Die is nog altijd te gering. Van de ongeveer dertig schandalen die momenteel boven het land hangen te zoemen, is nog niet één keurig uitgeklaard. Flauwigheden, zoals de door Johan Vande Lanotte aanbevolen omscholing van postbodes en autobuschauffeurs tot het derde oog van de politie, wijzen op staatkundige of bestuurlijke onzekerheid. En de bevreemdende liefdesaffaire van Binnenlandse Zaken met de stilaan zwaar uitgebouwde rijkswacht ?een halfmilitaire staat in de staat? verraadt een totale ideologische vervaging. Die begon al onder Louis Tobback en zet zich krachtig door onder zijn opvolger : de hartelijke omhelzing van het socialisme en een liefst onder één bevel gebrachte, gewapende organisatie voor opsporing en repressie van sociale verschijnselen. Een raadsel.

NIETTEMIN : DE ZAKEN GAAN BETER dan gisteren mogelijk leek. Het inzicht groeit, de diagnose van de Belgische ziekte wordt gaandeweg nauwkeuriger. Sedert de Witte Mars van 20 oktober schijnt de hele samenleving te willen meewerken aan haar eigen genezing. Maar al die energie houdt zich in dit stadium slechts bezig met het hoe en waarom van de ontwrichting. Straks zal de bevolking stuiten op een veel minder doorzichtige kant van het verschijnsel : het aantal mensen dat ermee gemoeid is. Te vrezen valt dat de getalsmatige omvang van de staatspolitieke en justitiële teloorgang te groot is voor wat een normale democratie daartegen kan doen.

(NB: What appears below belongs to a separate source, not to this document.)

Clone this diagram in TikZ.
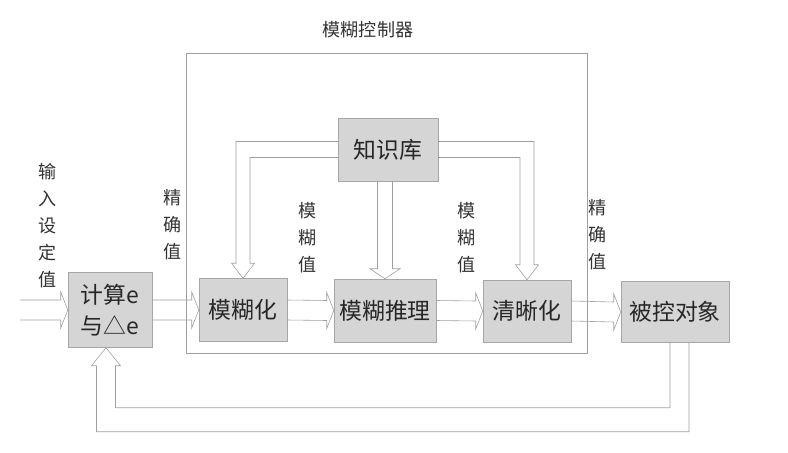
\documentclass[tikz,border=0pt]{standalone}
\usepackage{fontspec}
\setmainfont{Noto Sans CJK SC}
\usepackage{tikz}
\usetikzlibrary{calc}

% hollow block arrow between two points on one row
\newcommand{\harr}[2]{\draw[hol] ($(#1)+(0,-10)$) -- ($(#2)+(-7,-10)$) -- ++(0,-8) -- (#2) -- ($(#2)+(-7,18)$) -- ++(0,-8) -- ($(#1)+(0,10)$);}

\begin{document}
\begin{tikzpicture}[x=0.03cm,y=-0.03cm,
box/.style={draw=gray!70,fill=gray!33,inner sep=0pt,align=center,text=black!85,font=\fontsize{19.5}{26.5}\selectfont},
lbl/.style={inner sep=0pt,align=center,text=black!80,font=\fontsize{15.4}{23}\selectfont},
hol/.style={draw=gray!75,line width=.5pt,line join=miter}]
\useasboundingbox (0,0) rectangle (788,453);
\draw[hol] (186,53) rectangle (587,353);
\node[lbl] (title) at (368,30) {模糊控制器};
\node[box,minimum width=84*0.03cm,minimum height=75*0.03cm] (calc) at (110,310) {计算e\\与△e};
\node[box,minimum width=88*0.03cm,minimum height=63*0.03cm] (fuzz) at (243,310) {模糊化};
\node[box,minimum width=102*0.03cm,minimum height=63*0.03cm] (infer) at (385,310.5) {模糊推理};
\node[box,minimum width=88*0.03cm,minimum height=62*0.03cm] (defuzz) at (527,311) {清晰化};
\node[box,minimum width=108*0.03cm,minimum height=61*0.03cm] (plant) at (675,312) {被控对象};
\node[box,minimum width=100*0.03cm,minimum height=63*0.03cm] (kb) at (388,149.5) {知识库};
\coordinate (in) at (20,310);
\node[lbl] (setv) at (48,226) {输\\入\\设\\定\\值};
\node[lbl] (exl) at (173,225) {精\\确\\值};
\node[lbl] (fzl) at (308,237.5) {模\\糊\\值};
\node[lbl] (fzr) at (467,237.5) {模\\糊\\值};
\node[lbl] (exr) at (598,235) {精\\确\\值};
% main row
\harr{in}{calc.west}
\harr{calc.east}{fuzz.west}
\harr{fuzz.east}{infer.west}
\harr{infer.east}{defuzz.west}
\harr{defuzz.east}{plant.west}
% knowledge base
\draw[hol] ($(kb.west)+(0,-8)$) -| ($(fuzz.north)+(-7,-15)$) -- ++(-4.5,0) -- (fuzz.north) -- ($(fuzz.north)+(11.5,-15)$) -- ++(-4.5,0) |- ($(kb.west)+(0,8)$);
\draw[hol] ($(infer.north |- kb.south)+(-7.5,0)$) -- ($(infer.north)+(-7.5,-10)$) -- ++(-7.5,0) -- (infer.north) -- ($(infer.north)+(15,-10)$) -- ++(-7.5,0) -- ($(infer.north |- kb.south)+(7.5,0)$);
\draw[hol] ($(kb.east)+(0,-8)$) -| ($(defuzz.north)+(7,-15)$) -- ++(4.5,0) -- (defuzz.north) -- ($(defuzz.north)+(-11.5,-15)$) -- ++(4.5,0) |- ($(kb.east)+(0,8)$);
% feedback
\draw[hol] ($(plant.south)+(-5,0)$) -- ++(0,65) -| ($(calc.south)+(5.5,18)$) -- ++(5,0) -- ($(calc.south)+(-4,0)$) -- ($(calc.south)+(-18.5,18)$) -- ++(5,0) -- ++(0,66) -| ($(plant.south)+(14,0)$);
\end{tikzpicture}
\end{document}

Bij voorbeeld. De regering spreekt nogal achteloos over ?haar? 36.000 politiemensen en ?haar? 11.000 leden binnen de gerechtelijke wereld. Die hoge aantallen staan in geen enkele verhouding tot de kwaliteit van het afgeleverde eindproduct. Wie krijgt daar echter nog zicht op ? Dezelfde massaliteit doet zich voor in de wetgevende, uitvoerende en administratieve machten waarop België drijft. Elke minister die de natie alsnog wil saneren, moet dus beginnen met de verkleining van een hoeveelheid verziekte mensen en problemen. Dat doen artsen met tumoren.